Princess Latifa first drew international attention in 2018, when she announced in a video that she was fleeing the UAE because of mistreatment and restrictions imposed by her family.
However, a source close to the Dubai government said on April 17 that year that the runaway princess had been “brought back” to the Arab country.
In March 2020, a court in London confirmed assertions made by the Dubai ruler’s former wife, Princess Haya, in a legal battle, including that the ruler had ordered the abduction of Latifa.
Hurtado said senior UN officials had sought a meeting with the Emirati ambassador in Geneva about Latifa, which has been agreed in principle.
She further said that they also planned to raise the case of her older sister, Shamsa.

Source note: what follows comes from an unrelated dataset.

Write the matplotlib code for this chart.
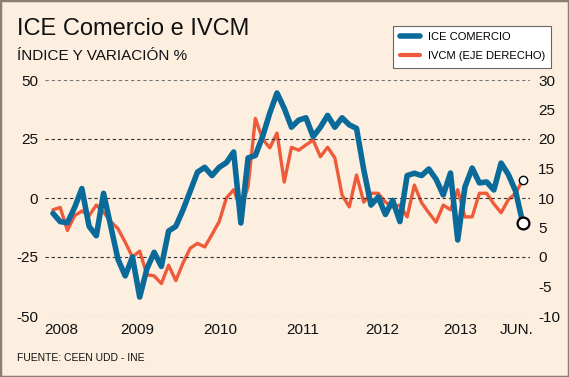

In August 2000, and about two months after fleeing her father’s Longcross Estate in Surrey during the family’s annual UK holiday, Shamsa, who is now almost 39, was forcibly taken from Cambridge and flown by a helicopter to France and then by a private jet back to Dubai, and she has not been seen in public since.
Last February, BBC also reported that Princess Latifa had urged British police in a letter to re-investigate the alleged abduction of her older sister.